Tips for Getting the Best Results
A few practices make text comparison faster and more accurate.
- Normalize line endings before comparing: If one text came from Windows (CRLF line endings) and the other from Linux or Mac (LF), every line may show as changed even when the content is identical. Paste both texts through a plain text editor that normalizes line endings, or use the tool's trim behavior which handles common whitespace differences.
- Use Side-by-Side View for prose: For documents, articles, or contracts, the Side-by-Side View is easier to read because you can see both versions of a changed paragraph simultaneously. Switch to Unified View when looking at code or configuration files where the + and - prefix format is more familiar.
- Compare sections, not entire large files: For very large texts (thousands of lines), the LCS algorithm switches to a faster linear comparison mode. For the most accurate diff on large files, consider breaking them into logical sections (e.g., by chapter or function) and comparing each section separately.
- Paste code without syntax highlighting: Copy code as plain text from your editor (not from a rendered HTML page) to avoid hidden HTML tags or invisible formatting characters appearing in the diff as spurious changes.
- Check the stats first: Before reading every line of a long diff, glance at the stats bar. If it shows only 2 lines changed out of 500 unchanged, you know the texts are nearly identical and you can focus your attention quickly.

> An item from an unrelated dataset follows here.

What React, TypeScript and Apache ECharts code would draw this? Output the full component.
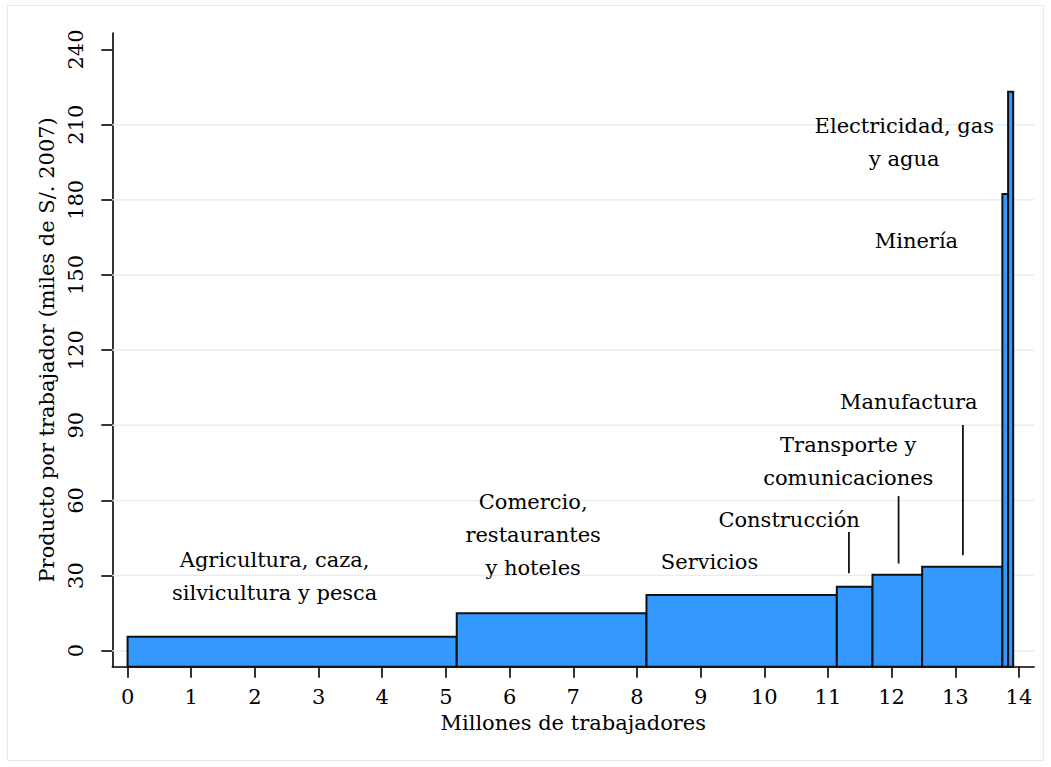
import React, { useEffect, useRef } from "react";
import * as echarts from "echarts";

// Sectors, employed workers (millions) and output per worker (thousand S/. 2007)
const sectors = [
  "Agricultura, caza,\nsilvicultura y pesca",
  "Comercio,\nrestaurantes\ny hoteles",
  "Servicios",
  "Construcción",
  "Transporte y\ncomunicaciones",
  "Manufactura",
  "Minería",
  "Electricidad, gas\ny agua",
];
const workers = [5.17, 2.98, 2.99, 0.56, 0.78, 1.26, 0.09, 0.08];
const productivity = [5.6, 14.9, 22.2, 25.5, 30.3, 33.5, 182.3, 223.1];

// label anchor positions (data coordinates)
const labelX = [2.31, 6.37, 9.14, 10.39, 11.32, 12.27, 12.39, 12.2];
const labelY = [29.6, 46.0, 35.3, 52.1, 75.5, 99.1, 163.4, 203.0];

// leader lines: x, top y, bottom y
const leaderX = [11.33, 12.11, 13.12];
const leaderTop = [47.4, 61.7, 90.1];
const leaderBottom = [30.9, 34.8, 38.1];

const xTicks = [0, 1, 2, 3, 4, 5, 6, 7, 8, 9, 10, 11, 12, 13, 14];
const yTicks = [0, 30, 60, 90, 120, 150, 180, 210, 240];
const gridY = [0, 30, 60, 90, 120, 150, 180, 210];

const X_MIN = -0.24;
const X_MAX = 14.24;
const Y_MIN = -6.4;
const Y_MAX = 246.6;

const FONT = "DejaVu Serif";

export default function App() {
  const ref = useRef<HTMLDivElement>(null);

  useEffect(() => {
    if (!ref.current) return;
    const chart = echarts.init(ref.current, undefined, { renderer: "svg" });

    const barData: number[][] = [];
    let acc = 0;
    workers.forEach((w, i) => {
      barData.push([acc, acc + w, productivity[i]]);
      acc += w;
    });

    const option: any = {
      animation: false,
      backgroundColor: "#ffffff",
      graphic: [
        {
          type: "rect",
          silent: true,
          z: -10,
          shape: { x: 7.5, y: 5.5, width: 1036, height: 755 },
          style: { fill: "none", stroke: "#e4ebee", lineWidth: 1 },
        },
      ],
      grid: { left: 112.3, right: 16.8, top: 33, bottom: 100.3, containLabel: false },
      xAxis: {
        type: "value",
        min: X_MIN,
        max: X_MAX,
        axisLine: { show: true, onZero: false, lineStyle: { color: "#000", width: 1.6 } },
        axisTick: { show: true, customValues: xTicks, length: 11, lineStyle: { color: "#000", width: 1.6 } },
        axisLabel: {
          show: true,
          customValues: xTicks,
          color: "#000",
          fontFamily: FONT,
          fontSize: 21,
          margin: 20,
        },
        splitLine: { show: false },
        name: "Millones de trabajadores",
        nameLocation: "middle",
        nameGap: 44,
        nameTextStyle: { color: "#000", fontFamily: FONT, fontSize: 21 },
      },
      yAxis: {
        type: "value",
        min: Y_MIN,
        max: Y_MAX,
        axisLine: { show: true, onZero: false, lineStyle: { color: "#000", width: 1.6 } },
        axisTick: { show: true, customValues: yTicks, length: 11, lineStyle: { color: "#000", width: 1.6 } },
        axisLabel: {
          show: true,
          customValues: yTicks,
          rotate: 90,
          color: "#000",
          fontFamily: FONT,
          fontSize: 21,
          margin: 26,
        },
        splitLine: { show: false },
        name: "Producto por trabajador (miles de S/. 2007)",
        nameLocation: "middle",
        nameGap: 50,
        nameTextStyle: { color: "#000", fontFamily: FONT, fontSize: 21 },
      },
      series: [
        {
          type: "custom",
          name: "grid",
          z: 1,
          silent: true,
          data: gridY.map((v) => [v]),
          encode: { y: 0 },
          renderItem: (params: any, api: any) => {
            const v = api.value(0);
            const a = api.coord([X_MIN, v]);
            const b = api.coord([X_MAX, v]);
            return {
              type: "line",
              shape: { x1: a[0], y1: a[1], x2: b[0], y2: b[1] },
              style: { stroke: "#e6eef1", lineWidth: 1.5 },
            };
          },
        },
        {
          type: "custom",
          name: "bars",
          z: 3,
          data: barData,
          encode: { x: [0, 1], y: 2 },
          renderItem: (params: any, api: any) => {
            const x0 = api.value(0);
            const x1 = api.value(1);
            const y = api.value(2);
            const p0 = api.coord([x0, Y_MIN]);
            const p1 = api.coord([x1, y]);
            return {
              type: "rect",
              shape: { x: p0[0], y: p1[1], width: p1[0] - p0[0], height: p0[1] - p1[1] },
              style: { fill: "#3399ff", stroke: "#111111", lineWidth: 2 },
            };
          },
        },
        {
          type: "custom",
          name: "leaders",
          z: 4,
          silent: true,
          data: leaderX.map((x, i) => [x, leaderTop[i], leaderBottom[i]]),
          encode: { x: 0, y: [1, 2] },
          renderItem: (params: any, api: any) => {
            const a = api.coord([api.value(0), api.value(1)]);
            const b = api.coord([api.value(0), api.value(2)]);
            return {
              type: "line",
              shape: { x1: a[0], y1: a[1], x2: b[0], y2: b[1] },
              style: { stroke: "#111111", lineWidth: 1.8 },
            };
          },
        },
        {
          type: "custom",
          name: "labels",
          z: 5,
          silent: true,
          data: labelX.map((x, i) => [x, labelY[i], i]),
          encode: { x: 0, y: 1 },
          renderItem: (params: any, api: any) => {
            const p = api.coord([api.value(0), api.value(1)]);
            const idx = api.value(2);
            return {
              type: "text",
              x: p[0],
              y: p[1],
              style: {
                text: sectors[idx],
                fill: "#000",
                fontFamily: FONT,
                fontSize: 21,
                lineHeight: 33,
                align: "center",
                verticalAlign: "middle",
              },
            };
          },
        },
      ],
    };

    chart.setOption(option);
    return () => chart.dispose();
  }, []);

  return (
    <div
      ref={ref}
      style={{ position: "absolute", left: 0, top: 0, width: 1051, height: 767, background: "#fff" }}
    />
  );
}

Why Use a Text Diff Checker Online
A browser-based text diff checker online requires no installation, no command-line tools, and no Git knowledge. You don't need to be a developer to compare two texts — just paste and click. The entire comparison runs in your browser using JavaScript, so your text is never uploaded to any server and remains completely private. There's no file size limit imposed by server quotas, no account required, and no limit on how many comparisons you run.
Developers benefit by using it as a quick sanity check without opening a terminal. Non-technical users benefit because the visual color coding makes changes immediately obvious without needing to know diff syntax. Legal, editorial, and content teams find it practical for reviewing document revisions in a familiar browser interface.